- Born: 22 July 1968 (age 58) Parthenay, Deux-Sèvres, France
- Occupations: Journalist, television presenter
- Years active: 1991–present
- Notable credit(s): Télématin Journal de 13 heures Journal de 20 heures
- Television: France 2 (1998–2019) France Info (2019–present)

= Sophie Le Saint =

French journalist and television presenter

Sophie Le Saint (born 22 July 1968) is a French journalist and television presenter. From November 1998 to July 2019, she was a presenter on channel France 2 hosting Télématin and as a replacing presenter at the Journal de 13 heures, and in exceptional occasions at the Journal de 20 heures.

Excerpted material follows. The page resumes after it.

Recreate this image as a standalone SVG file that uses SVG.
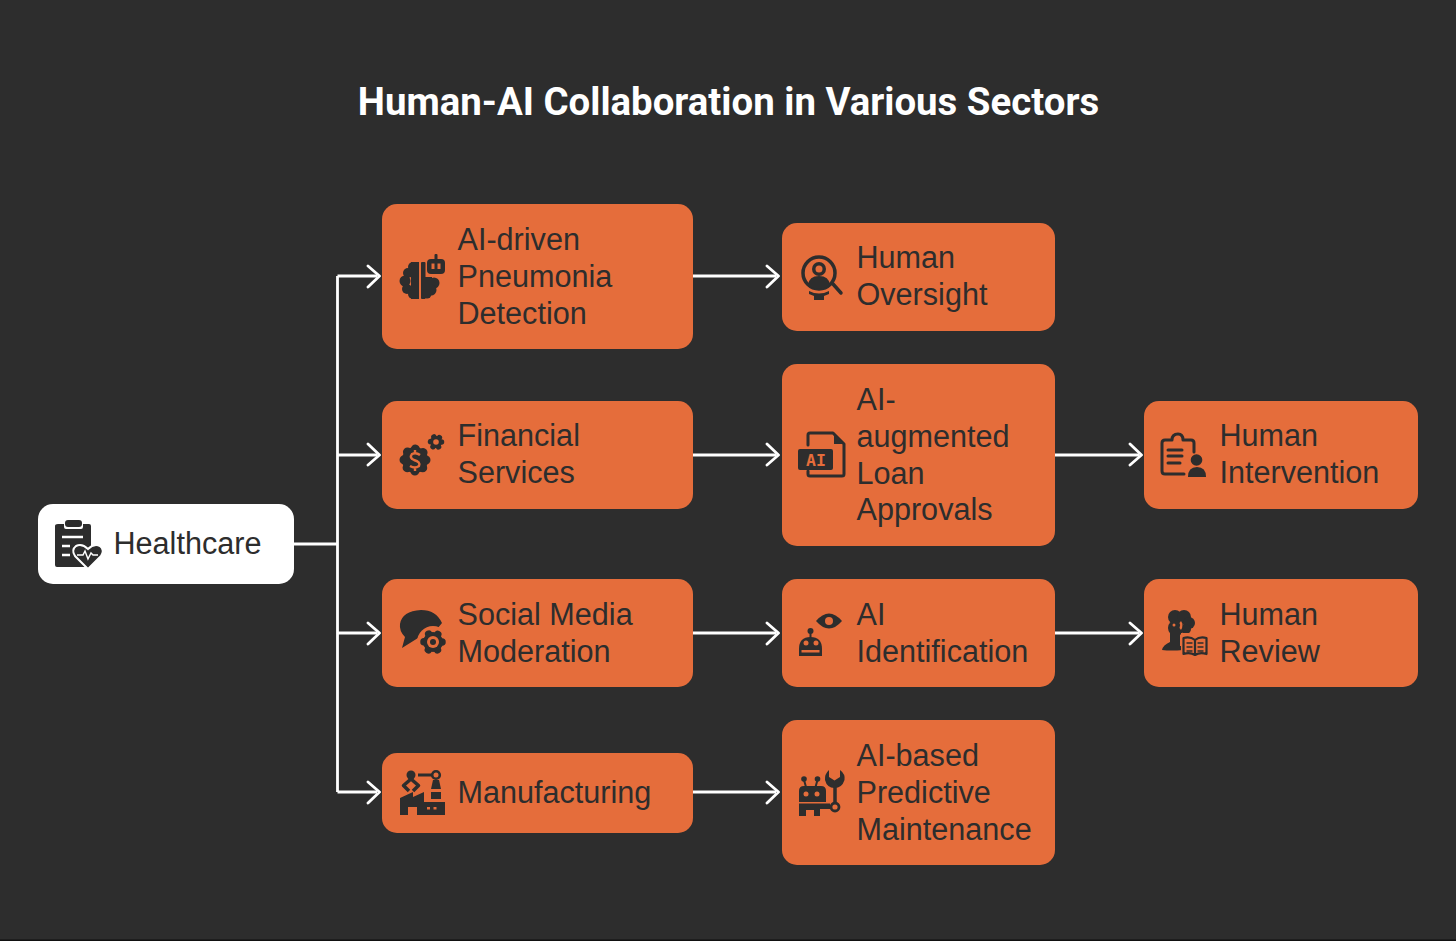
<svg xmlns="http://www.w3.org/2000/svg" width="1456" height="941" viewBox="0 0 1456 941">
<style>
.b{fill:#e56d3b}
.t{font-family:"Liberation Sans",Arial,sans-serif;font-size:30.6px;fill:#2d2d2d}
.i{fill:#2d2d2d}
.o{fill:#e56d3b}
.l{fill:none;stroke:#2d2d2d;stroke-width:3;stroke-linecap:round;stroke-linejoin:round}
.c{fill:none;stroke:#fff;stroke-width:2.8}
.h{fill:none;stroke:#fff;stroke-width:2.8;stroke-linecap:round;stroke-linejoin:round}
.g{stroke:#2d2d2d;stroke-linecap:round}
</style>
<rect width="1456" height="941" fill="#2d2d2d"/>
<rect y="939.500" width="1456" height="1.500" fill="#111"/>
<text x="728.500" y="114.500" text-anchor="middle" font-family="Roboto,'Liberation Sans',sans-serif" font-weight="700" font-size="38.400px" fill="#fff">Human-AI Collaboration in Various Sectors</text>
<g id="connectors">
<path class="c" d="M294 544H337.500M337.500 276V792M337.500 276H377M337.500 455H377M337.500 633H377M337.500 792H377M693 276H776M693 455H776M693 633H776M693 792H776M1055 455H1139M1055 633H1139"/>
<path class="h" d="M368 266L379.500 276L368 287M368 444L379.500 455L368 465M368 623L379.500 633L368 644M368 782L379.500 792L368 803M767 266L778.500 276L767 287M767 444L778.500 455L767 465M767 623L778.500 633L767 644M767 782L778.500 792L767 803M1130 444L1141.500 455L1130 465M1130 623L1141.500 633L1130 644"/>
</g>
<g id="healthcare">
<rect x="38" y="504" width="256" height="80" rx="15" fill="#fff"/>
<path class="i" d="M58 524H64V527Q64 529 66 529H81Q83 529 83 527V524H89Q91 524 91 526V546L80 554L85 567H57Q55 567 55 565V526Q55 524 58 524Z"/>
<rect class="i" x="65" y="520" width="17" height="7" rx="3"/>
<path d="M62 537H83M62 546H70M62 555H70" stroke="#fff" stroke-width="2.600" fill="none"/>
<path class="i" stroke="#fff" stroke-width="2" d="M88 569L75 556Q71 550 76 546Q82 543 88 549Q94 543 100 546Q105 550 101 556Z"/>
<path d="M77 555H83L85 551L88 559L91 553L93 555H98" stroke="#fff" stroke-width="1.500" fill="none"/>
<text class="t" x="113.500" y="553.500">Healthcare</text>
</g>
<g id="pneumonia">
<rect class="b" x="382" y="204" width="311" height="145" rx="15"/>
<circle class="i" cx="413" cy="267" r="5"/><circle class="i" cx="408" cy="273" r="5"/><circle class="i" cx="405" cy="281" r="5.500"/><circle class="i" cx="407" cy="289" r="5"/><circle class="i" cx="413" cy="294" r="5"/>
<rect class="i" x="411" y="262" width="8" height="37"/>
<rect class="i" x="421" y="262" width="4.500" height="37" rx="1"/>
<circle class="i" cx="434" cy="283" r="5.500"/><circle class="i" cx="431" cy="290" r="5.500"/><circle class="i" cx="427" cy="294" r="4.500"/>
<rect class="i" x="424" y="277" width="8" height="18"/>
<rect class="i" x="427" y="259" width="18" height="15" rx="4"/>
<rect class="i" x="434.500" y="254" width="3" height="7" rx="1"/>
<path class="o" d="M431.500 263.500h3v5.500h-3zM437.500 263.500h3v5.500h-3z"/>
<text class="t" x="457.500" y="249.500">AI-driven</text>
<text class="t" x="457.500" y="286.500">Pneumonia</text>
<text class="t" x="457.500" y="323.500">Detection</text>
</g>
<g id="financial">
<rect class="b" x="382" y="401" width="311" height="108" rx="15"/>
<circle class="i g" cx="415" cy="460" r="11" stroke-width="9" stroke-dasharray="0.010 8.630"/>
<circle class="i" cx="415" cy="460" r="13"/>
<path d="M420 455Q416 452 412 454Q409 458 414 460Q421 462 419 466Q415 469 410 466M415 450V453M415 468V471" fill="none" stroke="#e56d3b" stroke-width="2.400"/>
<circle class="i g" cx="436" cy="442" r="5.500" stroke-width="5.500" stroke-dasharray="0.010 5.750"/>
<circle class="i" cx="436" cy="442" r="6"/>
<circle class="o" cx="436" cy="442" r="2.800"/>
<text class="t" x="457.500" y="445.500">Financial</text>
<text class="t" x="457.500" y="482.500">Services</text>
</g>
<g id="social">
<rect class="b" x="382" y="579" width="311" height="108" rx="15"/>
<path class="i" d="M421 610Q436 610 442 623L428 640L418 638L402 648L405 637Q399 631 400 624Q402 611 421 610Z"/>
<circle class="o" cx="433" cy="642" r="16"/>
<circle class="i g" cx="433" cy="642" r="9" stroke-width="7.500" stroke-dasharray="0.010 9.410"/>
<circle class="i" cx="433" cy="642" r="10"/>
<circle class="o" cx="433" cy="642" r="6"/>
<circle class="i" cx="433" cy="642" r="3"/>
<text class="t" x="457.500" y="624.500">Social Media</text>
<text class="t" x="457.500" y="661.500">Moderation</text>
</g>
<g id="manufacturing">
<rect class="b" x="382" y="753" width="311" height="80" rx="15"/>
<circle class="i" cx="411" cy="775" r="4.500"/>
<path class="l" style="stroke-width:3.500;stroke-linecap:butt" d="M411 779L403.500 785.500L409 791M411 779L418.500 785.500L413 791"/>
<rect class="i" x="418" y="773.500" width="14" height="3"/>
<circle cx="436" cy="775" r="3.800" fill="none" stroke="#2d2d2d" stroke-width="2.600"/>
<path class="i" d="M433 780H439L441 789H431Z"/>
<rect class="i" x="431" y="792" width="10" height="7"/>
<path class="i" d="M400 802V798L413 792V797L424 792V802H445V815H417V807H408V815H400Z"/>
<path class="o" d="M427 807h3v2.500h-3zM433.500 807h3v2.500h-3z"/>
<text class="t" x="457.500" y="802.500">Manufacturing</text>
</g>
<g id="oversight">
<rect class="b" x="782" y="223" width="273" height="108" rx="15"/>
<circle cx="819" cy="273" r="16" fill="none" stroke="#2d2d2d" stroke-width="3.500"/>
<circle class="i" cx="819" cy="269" r="7"/>
<circle class="o" cx="819" cy="269" r="3.500"/>
<path class="i" d="M808 285Q809 276 819 276Q829 276 830 285Q825 289 819 289Q813 289 808 285Z"/>
<path class="l" style="stroke-width:3.500" d="M833 284L841 293"/>
<path class="i" d="M809 291Q819 296 829 291V294L824 296V300H814V296L809 294Z"/>
<text class="t" x="856.500" y="267.500">Human</text>
<text class="t" x="856.500" y="304.500">Oversight</text>
</g>
<g id="loan">
<rect class="b" x="782" y="364" width="273" height="182" rx="15"/>
<path class="l" d="M808 445V435Q808 433 810 433H833L844 444V474Q844 476 842 476H810Q808 476 808 474V471"/>
<path class="i" d="M834 433V444H844Z"/>
<rect class="i" x="798" y="449" width="35" height="21" rx="2"/>
<text x="816" y="465.500" text-anchor="middle" font-family="'DejaVu Sans Mono',monospace" font-weight="700" font-size="16.500px" fill="#e56d3b">AI</text>
<text class="t" x="856.500" y="409.500">AI-</text>
<text class="t" x="856.500" y="446.500">augmented</text>
<text class="t" x="856.500" y="483.500">Loan</text>
<text class="t" x="856.500" y="519.500">Approvals</text>
</g>
<g id="identification">
<rect class="b" x="782" y="579" width="273" height="108" rx="15"/>
<path class="i" d="M816 621Q829 606 842 621Q829 636 816 621Z"/>
<circle class="o" cx="829" cy="621" r="4"/>
<circle class="i" cx="810.500" cy="631" r="3"/>
<rect class="i" x="809.500" y="632" width="2" height="6"/>
<path class="i" d="M799 656V649Q799 637 810.500 637Q822 637 822 649V656Z"/>
<circle class="o" cx="806" cy="643" r="2.500"/>
<circle class="o" cx="816" cy="643" r="2.500"/>
<rect class="o" x="801.500" y="650" width="18" height="2.500"/>
<text class="t" x="856.500" y="624.500">AI</text>
<text class="t" x="856.500" y="661.500">Identification</text>
</g>
<g id="maintenance">
<rect class="b" x="782" y="720" width="273" height="145" rx="15"/>
<circle class="i" cx="804" cy="779" r="2.800"/>
<circle class="i" cx="817.500" cy="779" r="2.800"/>
<path class="l" style="stroke-width:2" d="M804 780L806 787M817.500 780L815.500 787"/>
<path class="i" d="M804 786H821Q826 786 826 791V802H799V791Q799 786 804 786Z"/>
<circle class="o" cx="806" cy="794" r="2.500"/>
<circle class="o" cx="817" cy="794" r="2.500"/>
<path class="i" d="M799 803.500H830V809H820V816H814V810H806V816H799Z"/>
<path class="l" style="stroke-width:3.500;stroke-linecap:butt" d="M835 785V803"/>
<circle cx="835" cy="807" r="4" fill="none" stroke="#2d2d2d" stroke-width="2.800"/>
<path class="i" d="M829 770V777L834.500 780.500L840 777V770Q845.500 774 844.500 780Q842 788 834.500 788Q827 788 825 780Q824.500 774 829 770Z"/>
<text class="t" x="856.500" y="765.500">AI-based</text>
<text class="t" x="856.500" y="802.500">Predictive</text>
<text class="t" x="856.500" y="839.500">Maintenance</text>
</g>
<g id="intervention">
<rect class="b" x="1144" y="401" width="274" height="108" rx="15"/>
<path class="l" d="M1184 474H1165Q1162 474 1162 471V443Q1162 440 1165 440H1172Q1172 434 1178 434Q1183 434 1183 440H1191Q1194 440 1194 443V452"/>
<path class="l" d="M1168 450H1182M1168 456H1182M1168 463H1180"/>
<circle class="i" cx="1196.500" cy="460" r="5.800"/>
<path class="i" d="M1188 477Q1188 467 1197 467Q1206 467 1206 477Z"/>
<text class="t" x="1219.500" y="445.500">Human</text>
<text class="t" x="1219.500" y="482.500">Intervention</text>
</g>
<g id="review">
<rect class="b" x="1144" y="579" width="274" height="108" rx="15"/>
<circle class="i" cx="1175" cy="617" r="7"/><circle class="i" cx="1184" cy="617" r="7"/><circle class="i" cx="1189" cy="623" r="6"/><circle class="i" cx="1186" cy="629" r="5"/><circle class="i" cx="1176" cy="628" r="8"/>
<path class="i" d="M1170 632H1180V646H1183V650Q1171 651 1162 650Q1163 645 1170 642Z"/>
<circle class="o" cx="1174" cy="625" r="1.500"/>
<path class="o" d="M1181 621Q1184 625 1181 630L1179.500 628Q1181 625 1179.500 623Z"/>
<path class="o" d="M1181 633H1209V657H1181Z"/>
<path class="l" style="stroke-width:2.200" d="M1183.500 638V654Q1190 652 1195 655Q1200 652 1206.500 654V638Q1200 636 1195 640Q1190 636 1183.500 638Z M1195 640V655"/>
<path class="l" style="stroke-width:1.400" d="M1187 643H1192M1187 647H1192M1187 651H1192M1198 643H1203M1198 647H1203M1198 651H1203"/>
<text class="t" x="1219.500" y="624.500">Human</text>
<text class="t" x="1219.500" y="661.500">Review</text>
</g>
</svg>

== Education and early career ==

Sophie Le Saint was born in Parthenay in the department of Deux-Sèvres. She graduated at the Institute of Journalism of Bordeaux and began her career at France Bleu Provence as a volunteer where she presents the night programs, and followed with an internship at M6 in 1989. She then worked at the redaction department of the daily newspaper Le Figaro from 1991 to 1994, and on TF1 as a stringer.

== Television career ==
In November 1998, she joined France 2 to present the Télématin. Since February 2008, she is one of the replacing presenters of the Journal de 13 heures on the same channel. During summer 2008, she presented alternatively with Laurence Piquet the midday edition. After the nomination of Françoise Laborde at the Conseil supérieur de l'audiovisuel in January 2009, she became the permanent replacement of Élise Lucet at the 13 heures.

In July 2010, she replaced Laurent Delahousse at the 13 heures on weekend. In August 2010 and April 2011, she replaced David Pujadas at the Journal de 20 heures during the week. From March 2015 to August 2016, she was a replacing presenter for the 13 heures on France 2. Between 2015 and 2019, she was not part of the replacing presenters of the channel anymore and focused entirely on presenting Télématin. However, she presented again the 13 heures on weekend in April 2019 replacing Leïla Kaddour, as well as the 20 heures on weekend in July 2019 replacing Laurent Delahousse.